Want aan mensen die bedroefd zijn, moet de eenzaamheid in ledigheid of de ledigheid op zichzelf ten sterkste ontraden worden, omdat dan de voorstellingen van neerslachtigheid de overhand krijgen. Vandaar dat voor eenzame of droefgeestige mensen, voor mensen die beproefd worden, voor wankelmoedigen en neerslachtigen iedere bezigheid, vooral evenwel de lezing van de heilige Schrift, een verlichting betekent en een uitkomst, zoals uit vele voorbeelden blijkt.

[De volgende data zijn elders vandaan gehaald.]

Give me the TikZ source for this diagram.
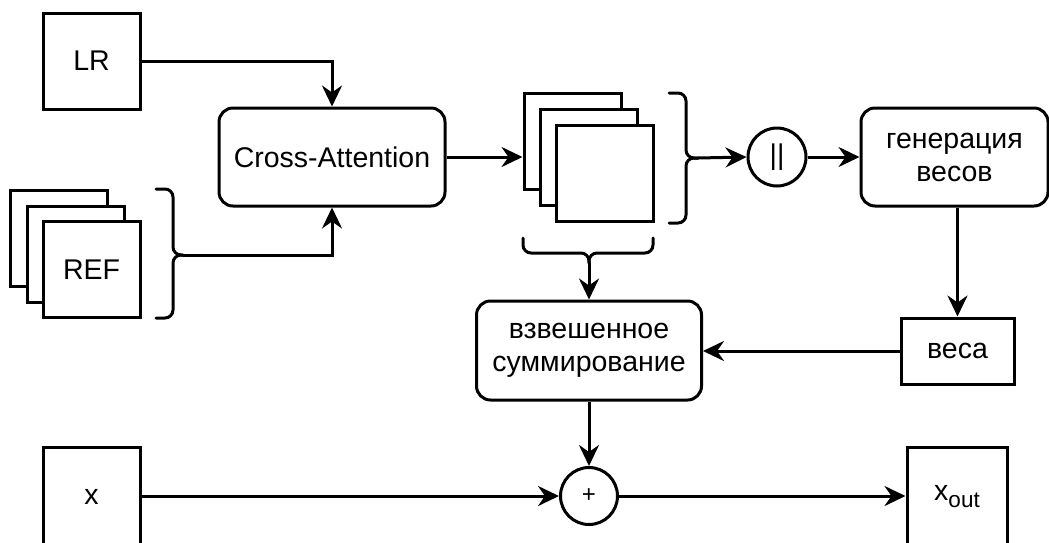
\documentclass[tikz,border=0pt]{standalone}
\usepackage{fontspec}
\setmainfont{Liberation Sans}
\usetikzlibrary{arrows.meta}
\newcommand{\lblfont}{\fontsize{28.5}{33}\selectfont}
\newcommand{\subfont}{\fontsize{22.5}{22.5}\selectfont}
\begin{document}
\begin{tikzpicture}[x=1pt,y=-1pt,
  lw/.style={line width=3pt},
  box/.style={draw, lw, fill=white, inner sep=0pt, align=center, font=\lblfont},
  sqbox/.style={box, minimum width=97pt, minimum height=96pt},
  rbox/.style={box, rounded corners=14pt},
  opnode/.style={draw, lw, fill=white, circle, inner sep=0pt, minimum size=58pt, font=\lblfont},
  arr/.style={lw, -{Stealth[length=21pt,width=20pt,inset=7pt]}},
  brc/.style={lw, rounded corners=8pt, line cap=round}]
  \fill[white] (0,0) rectangle (1049,542);
  \useasboundingbox (0,0) rectangle (1049,542);

  % inputs
  \node[sqbox] (lr) at (91.5,61) {LR};
  \node[sqbox] (ref3) at (59,238) {};
  \node[sqbox] (ref2) at (75.5,254) {};
  \node[sqbox] (ref1) at (91.5,269.5) {REF};

  % cross-attention block
  \node[rbox, minimum width=226pt, minimum height=98pt] (ca) at (332,157) {Cross-Attention};

  % stack of attention outputs
  \node[sqbox] (f3) at (572.5,141) {};
  \node[sqbox] (f2) at (588.5,157) {};
  \node[sqbox] (f1) at (605,173.5) {};

  % concatenation and weight generation
  \node[opnode] (cat) at (777,157) {||};
  \node[rbox, minimum width=187pt, minimum height=98pt] (gen) at (954.5,157) {генерация\\весов};
  \node[box, minimum width=113pt, minimum height=66pt] (w) at (957.5,351) {веса};

  % weighted sum
  \node[rbox, minimum width=225pt, minimum height=99pt] (ws) at (589,350.5) {взвешенное\\суммирование};

  % residual path
  \node[opnode, minimum size=57pt, font=\fontsize{24}{24}\selectfont] (plus) at (589,496) {+};
  \node[box, minimum width=97pt, minimum height=100pt] (x) at (91.5,497) {x};
  \node[box, minimum width=100pt, minimum height=100pt] (xout) at (957,497) {x\raisebox{-7pt}{\subfont out}};

  % braces
  \coordinate (refb) at (183,255);
  \draw[brc] (156,189) -- (173,189) -- (173,255) -- (refb);
  \draw[brc] (156,318) -- (173,318) -- (173,255) -- (refb);

  \coordinate (stb) at (698,158);
  \draw[brc] (669,93) -- (686,93) -- (686,158) -- (stb);
  \draw[brc] (669,223) -- (686,223) -- (686,158) -- (stb);

  \coordinate (bb) at (589,263);
  \draw[brc] (523,238) -- (523,253) -- (589,253) -- (bb);
  \draw[brc] (653,238) -- (653,253) -- (589,253) -- (bb);

  % connectors
  \draw[arr] (lr.east) -| (ca.north);
  \draw[arr] (refb) -| (ca.south);
  \draw[arr] (ca.east) -- (ca.east -| f3.west);
  \draw[arr] (stb) -- (cat.west);
  \draw[arr] (cat.east) -- (gen.west);
  \draw[arr] (gen.south -| w.north) -- (w.north);
  \draw[arr] (w.west) -- (w.west -| ws.east);
  \draw[arr] (bb) -- (ws.north);
  \draw[arr] (ws.south) -- (plus.north);
  \draw[arr] (x.east |- plus.west) -- (plus.west);
  \draw[arr] (plus.east) -- (plus.east -| xout.west);
\end{tikzpicture}
\end{document}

Voor degenen echter die veel last van hoofdpijn hebben, is handenarbeid, gepaard met een niet al te zware meditatie, meer aan te bevelen dan langdurige lezing. Maar meer in het bijzonder worden wij door de Schrift gesterkt en geholpen, als deze ons niet alleen verblijdt, maar ons ook het wezen en het doel van de levens strijd leert kennen en ons doet hongeren naar de overwinning en ons de beloning in het vooruitzicht stelt. ‘Want – aldus de Apostel – alles wat eertijds is opgeschreven, werd opgetekend tot onze lering, opdat wij door de volharding en de vertroosting die wij putten uit de Schrift in hoop zouden leven’ (Rom. 15, 4). Dikwijls moeten wij ons die plaatsen uit de Schrift voor de geest halen en overwegen, die ons verlichting kunnen geven in het ogenblikkelijke lijden of die in ons het verlangen opwekken naar de toekomstige beloning, zoals deze: ‘dat het lijden van deze tijd niet opweegt tegen de heerlijkheid waarvan ons de openbaring te wachten staat’ (Rom. 8, 18). ‘De lichte kwelling van een ogenblik bezorgt ons een alles overtreffende, altijddurende volheid van glorie. Wij houden het oog gericht, niet op het zichtbare’ – namelijk de beproevingen – ‘maar op het onzichtbare’, dat ons is toegezegd (2 Kor. 4, 17-18).

Zo zijn er veel schriftuurplaatsen, waarvan de overweging heel nuttig is in tijden dat de zondaar zich tegen ons verheft en wij met stomheid geslagen terneerliggen en ophouden het goede te doen en onze droefheid vernieuwd wordt.